Много изменений ждало нас после войны. Я не буду рас­сказывать о том, как восстанавливали города и деревни или о «битвах за урожай». Я буквально в нескольких словах скажу, что перед самой войной в Ленинграде начали прово­дить в кухни газ. Дошел он и до нас. Потом провели паро­вое отопление. В комнатах сломали печки, стало немного свободнее и исчезли заботы о дровах.Примерно в пятидесятом году мой папа, который страстно любил все новое, что появлялось в бытовой технике, купил телевизор. Это был первый телевизор не только в нашей квартире, но и во всем доме, поэтому у нас теперь каждый вечер были гости: все соседи приходили посмотреть дико­винку, многие приходили каждый вечер. (Телепередачи были тогда в течение нескольких часов в день по вечерам.) В комнате стало еще теснее. Люди сидели, если находили, на что сесть, остальные стояли. Между телевизором и зрителя­ми стоял письменный стол, за которым я делала уроки. Ина­че скомпоновать многочисленную утварь в тесной комнате было невозможно.

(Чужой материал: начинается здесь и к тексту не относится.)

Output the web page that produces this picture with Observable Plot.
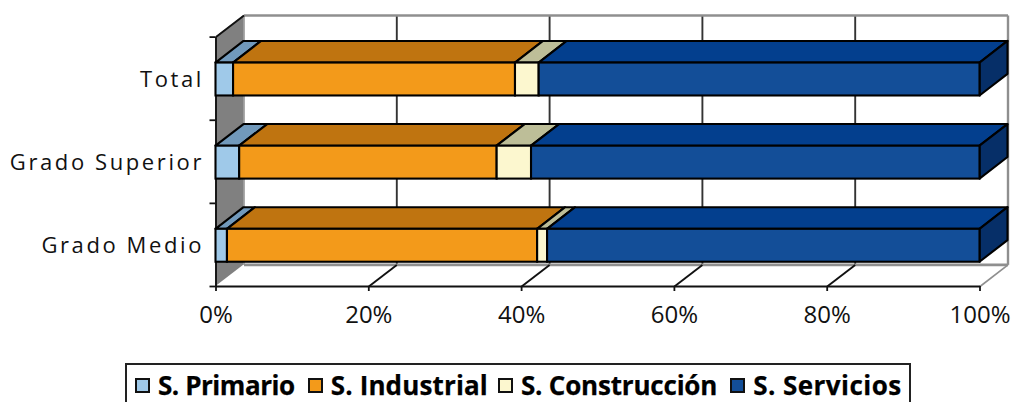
<!DOCTYPE html>
<html>
<head>
<meta charset="utf-8">
<script src="https://cdn.jsdelivr.net/npm/d3@7"></script>
<script src="https://cdn.jsdelivr.net/npm/@observablehq/plot@0.6"></script>
<style>
html,body{margin:0;padding:0;background:#fff;overflow:hidden;}
svg{display:block;}
[aria-label="y-axis tick label"] text{letter-spacing:2.6px;}
#legend{box-sizing:border-box;margin:13px 0 0 125px;width:786px;height:39px;border:2px solid #222;border-bottom:none;
  display:flex;align-items:center;padding:3px 0 0 8px;font:bold 26px "Open Sans";color:#000;white-space:nowrap;-webkit-text-stroke:0.25px #000;}
#legend .sw{display:inline-block;box-sizing:border-box;width:15px;height:15px;border:2px solid #111;margin-right:8px;}
#legend .it{display:inline-flex;align-items:center;}
</style>
</head>
<body>
<div id="chart"></div>
<div id="legend"></div>
<script>
const categories = ["Grado Medio", "Grado Superior", "Total"];
const seriesNames = ["S. Primario", "S. Industrial", "S. Construcción", "S. Servicios"];
const primario = [1.5, 3.1, 2.3];
const industrial = [40.6, 33.7, 36.9];
const construccion = [1.3, 4.5, 3.1];
const servicios = [56.6, 58.7, 57.7];
const frontColors = ["#9fc9e9", "#f39a1a", "#fcf7cf", "#134e98"];
const topColors = ["#7199bb", "#bf7410", "#bdbe98", "#033f8e"];
const sideColor = "#062f68";
const xTicks = [0, 20, 40, 60, 80, 100];
const legendTracking = [-0.45, 0.15, -0.2, 0.45];
const legendGaps = [13, 10, 13, 0];

const seriesValues = [primario, industrial, construccion, servicios];
const depthX = 3.665, depthY = 0.26, halfBar = 0.198, center = 0.49;
const rows = [];
categories.forEach((c, i) => {
  let acc = 0;
  seriesValues.forEach((vals, s) => {
    rows.push({cat: i, s, x1: acc, x2: acc + vals[i], yc: i + center});
    acc += vals[i];
  });
});
const slant = (r) => [
  {k: r.cat + "-" + r.s, y: r.yc + halfBar, x1: r.x1, x2: r.x2},
  {k: r.cat + "-" + r.s, y: r.yc + halfBar + depthY, x1: r.x1 + depthX, x2: r.x2 + depthX}
];
const ink = "#000", bw = 2.1;
const yTop = 3 + depthY;

const topMarks = seriesValues.map((_, s) =>
  Plot.areaX(rows.filter(r => r.s === s).flatMap(slant), {
    y: "y", x1: "x1", x2: "x2", z: "k", fill: topColors[s], stroke: ink, strokeWidth: bw, strokeLinejoin: "round"
  }));
const frontMarks = seriesValues.map((_, s) =>
  Plot.rect(rows.filter(r => r.s === s), {
    x1: "x1", x2: "x2", y1: r => r.yc - halfBar, y2: r => r.yc + halfBar,
    fill: frontColors[s], stroke: ink, strokeWidth: bw, inset: 0
  }));
const sideData = rows.filter(r => r.s === 3).flatMap(r => [
  {k: r.cat, x: 100, y1: r.yc - halfBar, y2: r.yc + halfBar},
  {k: r.cat, x: 100 + depthX, y1: r.yc - halfBar + depthY, y2: r.yc + halfBar + depthY}
]);

const plot = Plot.plot({
  width: 1013, height: 350,
  marginLeft: 215.5, marginRight: 5.5, marginTop: 15, marginBottom: 64,
  x: {domain: [0, 100 + depthX], range: [215.5, 1007.5], axis: null},
  y: {domain: [0, yTop], range: [286, 15], axis: null},
  style: {fontFamily: "'Open Sans'", background: "#fff", color: "#111", overflow: "visible"},
  marks: [
    // left wall
    Plot.areaY([{x: 0, y1: 0, y2: 3}, {x: depthX, y1: depthY, y2: yTop}], {x: "x", y1: "y1", y2: "y2", fill: "#808080"}),
    // back-wall grid
    Plot.link(xTicks.slice(1, -1), {x1: d => d + depthX, x2: d => d + depthX, y1: depthY, y2: yTop, stroke: "#333", strokeWidth: 1.9}),
    // back wall and floor edges
    Plot.link([0], {x1: depthX, x2: 100 + depthX, y1: yTop, y2: yTop, stroke: "#8f8f8f", strokeWidth: 2.4}),
    Plot.link([0], {x1: 100 + depthX, x2: 100 + depthX, y1: depthY, y2: yTop, stroke: "#8f8f8f", strokeWidth: 2.4}),
    Plot.link([0], {x1: depthX, x2: depthX, y1: depthY, y2: yTop, stroke: "#8f8f8f", strokeWidth: 1.5}),
    Plot.link([0], {x1: depthX, x2: 100 + depthX, y1: depthY, y2: depthY, stroke: "#8f8f8f", strokeWidth: 2.6}),
    Plot.link([100], {x1: 100, x2: 100 + depthX, y1: 0, y2: depthY, stroke: "#8f8f8f", strokeWidth: 1.6}),
    // floor diagonals
    Plot.link(xTicks.slice(1, -1), {x1: d => d, x2: d => d + depthX, y1: 0, y2: depthY, stroke: "#111", strokeWidth: 1.9}),
    // axis lines
    Plot.link([0], {x1: 0, x2: 100, y1: 0, y2: 0, stroke: "#111", strokeWidth: 1.9}),
    Plot.link([0], {x1: 0, x2: 0, y1: 0, y2: 3, stroke: "#111", strokeWidth: 1.9}),
    Plot.link([0], {x1: 0, x2: depthX, y1: 3, y2: yTop, stroke: "#111", strokeWidth: 1.9}),
    // bars
    ...topMarks,
    Plot.areaY(sideData, {x: "x", y1: "y1", y2: "y2", z: "k", fill: sideColor, stroke: ink, strokeWidth: bw, strokeLinejoin: "round"}),
    ...frontMarks,
    // axes
    Plot.axisX({ticks: xTicks, tickFormat: d => d + "%", tickSize: 5, tickPadding: 14, stroke: "#111", strokeWidth: 1.8, fontSize: 24, fill: "#111", anchor: "bottom"}),
    Plot.axisY({ticks: [0, 1, 2, 3], tickFormat: () => "", tickSize: 6, stroke: "#111", strokeWidth: 1.8, anchor: "left"}),
    Plot.axisY({ticks: categories.map((_, i) => i + center), tickFormat: (d) => categories[Math.floor(d)], tickSize: 0, tickPadding: 12, fontSize: 22, fill: "#111", anchor: "left"})
  ]
});
document.getElementById("chart").appendChild(plot);

const legend = document.getElementById("legend");
seriesNames.forEach((n, i) => {
  const it = document.createElement("span"); it.className = "it";
  it.style.marginRight = legendGaps[i] + "px";
  const sw = document.createElement("span"); sw.className = "sw"; sw.style.background = frontColors[i];
  const tx = document.createElement("span"); tx.textContent = n; tx.style.letterSpacing = legendTracking[i] + "px";
  it.appendChild(sw); it.appendChild(tx);
  legend.appendChild(it);
});
</script>
</body>
</html>
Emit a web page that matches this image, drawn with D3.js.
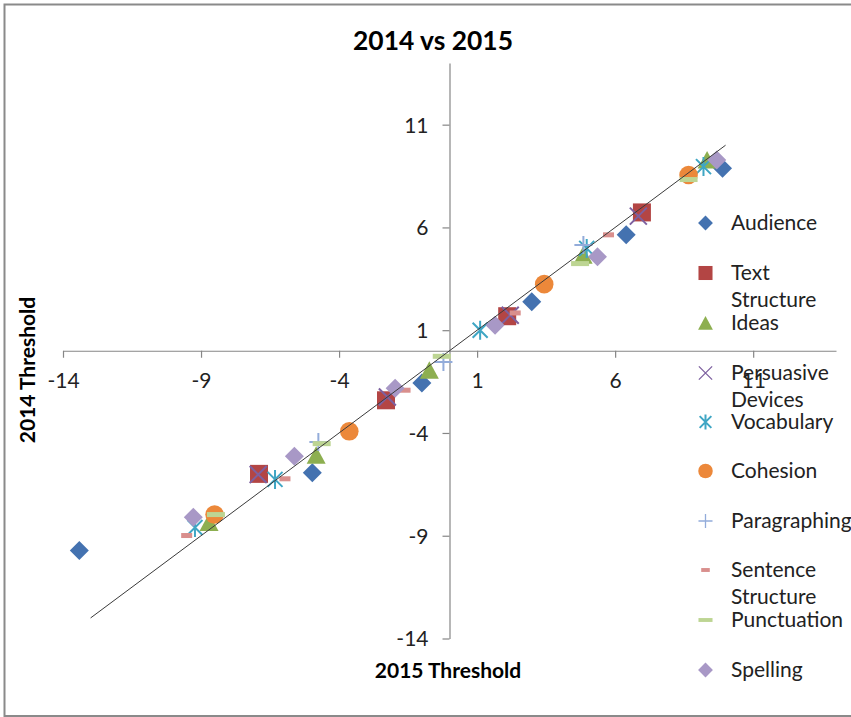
<!DOCTYPE html>
<html>
<head>
<meta charset="utf-8">
<script src="https://cdn.jsdelivr.net/npm/d3@7"></script>
<style>
  html, body { margin: 0; padding: 0; background: #fff; }
  svg { display: block; font-family: Lato, "Open Sans", "Liberation Sans", sans-serif; }
</style>
</head>
<body>
<svg id="chart" width="851" height="717"></svg>
<script>
// ---- Data (2015 threshold = x, 2014 threshold = y) ----
const seriesNames = ["Audience", "Text Structure", "Ideas", "Persuasive Devices", "Vocabulary",
  "Cohesion", "Paragraphing", "Sentence Structure", "Punctuation", "Spelling"];
const audience = [[-13.41, -9.72], [-4.97, -5.94], [-1.0, -1.57], [2.98, 2.38], [6.40, 5.64], [9.89, 8.88]];
const textStructure = [[-6.90, -5.99], [-2.30, -2.41], [2.09, 1.68], [6.97, 6.73]];
const ideas = [[-8.71, -8.36], [-4.83, -5.09], [-0.73, -0.95], [4.84, 4.65], [9.33, 9.28]];
const persuasiveDevices = [[-6.93, -6.02], [-2.25, -2.25], [2.20, 1.73], [6.84, 6.55]];
const vocabulary = [[-9.22, -8.60], [-6.32, -6.26], [1.11, 1.0], [4.97, 4.98], [9.20, 8.96]];
const cohesion = [[-8.51, -7.97], [-3.63, -3.92], [3.43, 3.24], [8.66, 8.55]];
const paragraphing = [[-4.75, -4.44], [-0.22, -0.55], [4.85, 5.14]];
const sentenceStructure = [[-9.52, -8.99], [-5.96, -6.23], [-1.61, -1.92], [2.38, 1.84], [5.76, 5.64]];
const punctuation = [[-8.46, -7.97], [-4.63, -4.52], [-0.28, -0.27], [4.73, 4.24], [8.66, 8.33]];
const spelling = [[-9.28, -8.10], [-5.62, -5.13], [-1.97, -1.83], [1.65, 1.24], [5.36, 4.57], [9.68, 9.28]];
const referenceLine = [[-13, -13], [10, 10]];
const xTicks = [-14, -9, -4, 1, 6, 11];
const yTicks = [-14, -9, -4, 1, 6, 11];

const seriesData = [audience, textStructure, ideas, persuasiveDevices, vocabulary,
  cohesion, paragraphing, sentenceStructure, punctuation, spelling];
const seriesColors = ["#4472B0", "#B34544", "#8DAF50", "#7D60A0", "#3FA6C4",
  "#EC883A", "#93ACDA", "#D98F8D", "#BDD593", "#A898C6"];
const seriesShapes = ["diamond", "square", "triangle", "x", "asterisk",
  "circle", "plus", "shortdash", "longdash", "diamond"];

// ---- Layout ----
const svg = d3.select("#chart");
const x = d3.scaleLinear().domain([-14, 14]).range([63, 836]);
const y = d3.scaleLinear().domain([-14, 14]).range([638.5, 63]);
const axisColor = "#868686";

// outer border
svg.append("rect").attr("x", 4.5).attr("y", 4.5).attr("width", 860).attr("height", 711.5)
  .attr("fill", "none").attr("stroke", "#8a8a8a").attr("stroke-width", 2);

// title
svg.append("text").attr("x", 433).attr("y", 50).attr("text-anchor", "middle")
  .attr("font-size", 26).attr("font-weight", "bold").attr("fill", "#000")
  .attr("textLength", 160).attr("lengthAdjust", "spacingAndGlyphs")
  .text("2014 vs 2015");

// axes
const xAxis = svg.append("g").attr("transform", `translate(0,${y(0)})`)
  .call(d3.axisBottom(x).tickValues(xTicks).tickSize(7).tickSizeOuter(0).tickFormat(d3.format("d")));
const yAxis = svg.append("g").attr("transform", `translate(${x(0)},0)`)
  .call(d3.axisLeft(y).tickValues(yTicks).tickSize(7).tickSizeOuter(0).tickFormat(d3.format("d")));
[xAxis, yAxis].forEach(g => {
  g.select(".domain").attr("stroke", axisColor).attr("stroke-width", 1.2);
  g.selectAll(".tick line").attr("stroke", axisColor).attr("stroke-width", 1.2);
  g.selectAll(".tick text").attr("fill", "#222").attr("font-size", 21)
    .attr("font-family", "Lato, 'Open Sans', sans-serif");
});
xAxis.selectAll(".tick text").attr("y", 30).attr("dy", "0.35em");
yAxis.selectAll(".tick text").attr("x", -21).attr("dy", "0.35em");
xAxis.selectAll(".tick text").text(d => d < 0 ? "-" + Math.abs(d) : d);
yAxis.selectAll(".tick text").text(d => d < 0 ? "-" + Math.abs(d) : d);

// axis titles
svg.append("text").attr("x", 448).attr("y", 678).attr("text-anchor", "middle")
  .attr("font-size", 21).attr("font-weight", "bold").attr("fill", "#000").text("2015 Threshold");
svg.append("text").attr("transform", "translate(35,370) rotate(-90)").attr("text-anchor", "middle")
  .attr("font-size", 21).attr("font-weight", "bold").attr("fill", "#000").text("2014 Threshold");

// ---- Marker drawing ----
function drawMarker(g, shape, color, s) {
  // s: scale factor (1 for plot, ~0.8 for legend)
  const r = 9.5 * s;
  switch (shape) {
    case "diamond":
      g.append("path").attr("d", `M0,${-r}L${r},0L0,${r}L${-r},0Z`).attr("fill", color);
      break;
    case "square":
      g.append("rect").attr("x", -9 * s).attr("y", -9 * s).attr("width", 18 * s).attr("height", 18 * s)
        .attr("fill", color);
      break;
    case "triangle":
      g.append("path").attr("d", `M0,${-9 * s}L${9.5 * s},${8.5 * s}L${-9.5 * s},${8.5 * s}Z`).attr("fill", color);
      break;
    case "circle":
      g.append("circle").attr("r", 9.3 * s).attr("fill", color);
      break;
    case "x": {
      const a = 8.5 * s;
      g.append("path").attr("d", `M${-a},${-a}L${a},${a}M${-a},${a}L${a},${-a}`)
        .attr("stroke", color).attr("stroke-width", s < 1 ? 1.3 : 2).attr("fill", "none");
      break;
    }
    case "asterisk": {
      const a = 7.5 * s, b = 9.5 * s;
      g.append("path").attr("d", `M${-a},${-a}L${a},${a}M${-a},${a}L${a},${-a}M0,${-b}L0,${b}`)
        .attr("stroke", color).attr("stroke-width", 2).attr("fill", "none");
      break;
    }
    case "plus": {
      const a = 9 * s;
      g.append("path").attr("d", `M${-a},0L${a},0M0,${-a}L0,${a}`)
        .attr("stroke", color).attr("stroke-width", s < 1 ? 1.3 : 2).attr("fill", "none");
      break;
    }
    case "shortdash":
      g.append("rect").attr("x", -5.5 * s).attr("y", -2.5 * s).attr("width", 11 * s).attr("height", 5 * s)
        .attr("fill", color);
      break;
    case "longdash":
      g.append("rect").attr("x", -9 * s).attr("y", -2.5 * s).attr("width", 18 * s).attr("height", 5 * s)
        .attr("fill", color);
      break;
  }
}

// ---- Points ----
const pointsG = svg.append("g");
seriesData.forEach((pts, i) => {
  const sg = pointsG.append("g").attr("class", "series");
  pts.forEach(p => {
    const mg = sg.append("g").attr("transform", `translate(${x(p[0])},${y(p[1])})`);
    drawMarker(mg, seriesShapes[i], seriesColors[i], 1);
  });
});

// reference line y = x
svg.append("path").datum(referenceLine)
  .attr("d", d3.line().x(d => x(d[0])).y(d => y(d[1])))
  .attr("stroke", "#3a3a3a").attr("stroke-width", 1).attr("fill", "none");

// ---- Legend ----
const legendY = [223, 273, 323, 373, 422, 471, 521, 570, 620, 670];
const legendLines = [["Audience"], ["Text", "Structure"], ["Ideas"], ["Persuasive", "Devices"], ["Vocabulary"],
  ["Cohesion"], ["Paragraphing"], ["Sentence", "Structure"], ["Punctuation"], ["Spelling"]];
const legend = svg.append("g");
seriesNames.forEach((name, i) => {
  const lg = legend.append("g").attr("transform", `translate(0,${legendY[i]})`);
  const mg = lg.append("g").attr("transform", "translate(705.5,0)");
  drawMarker(mg, seriesShapes[i], seriesColors[i], 0.78);
  const t = lg.append("text").attr("x", 731).attr("y", 0).attr("dy", "0.35em")
    .attr("font-size", 21).attr("fill", "#222");
  legendLines[i].forEach((line, j) => {
    t.append("tspan").attr("x", 731).attr("dy", j === 0 ? "0.35em" : 27).text(line);
  });
});
</script>
</body>
</html>
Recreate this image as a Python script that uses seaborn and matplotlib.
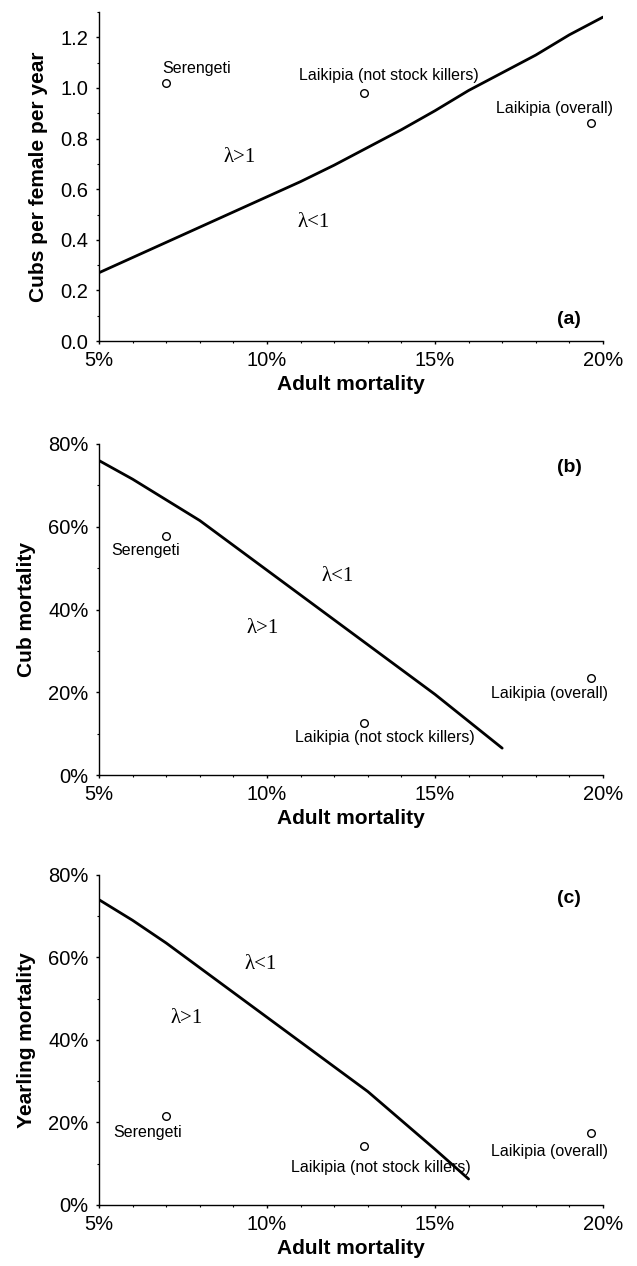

Через год или два папа купил холодильник, тоже первым в доме. И этот холодильник служил нам много лет. Он работал когда уже появились его многочисленные младшие братья но­вых марок, и когда мои дети подросли до того возраста, в котором была я в момент его приобретения. Я вышла замуж и переехала к мужу, а потом мы купили кооперативную квартиру, они тогда только появились. А ес­ли бы не появились, нам бы пришлось, как большинству жи­телей городов, многие годы ждать очереди на какую-нибудь комнату в коммуналке, продолжая тем временем жить в одной комнате со свекровью.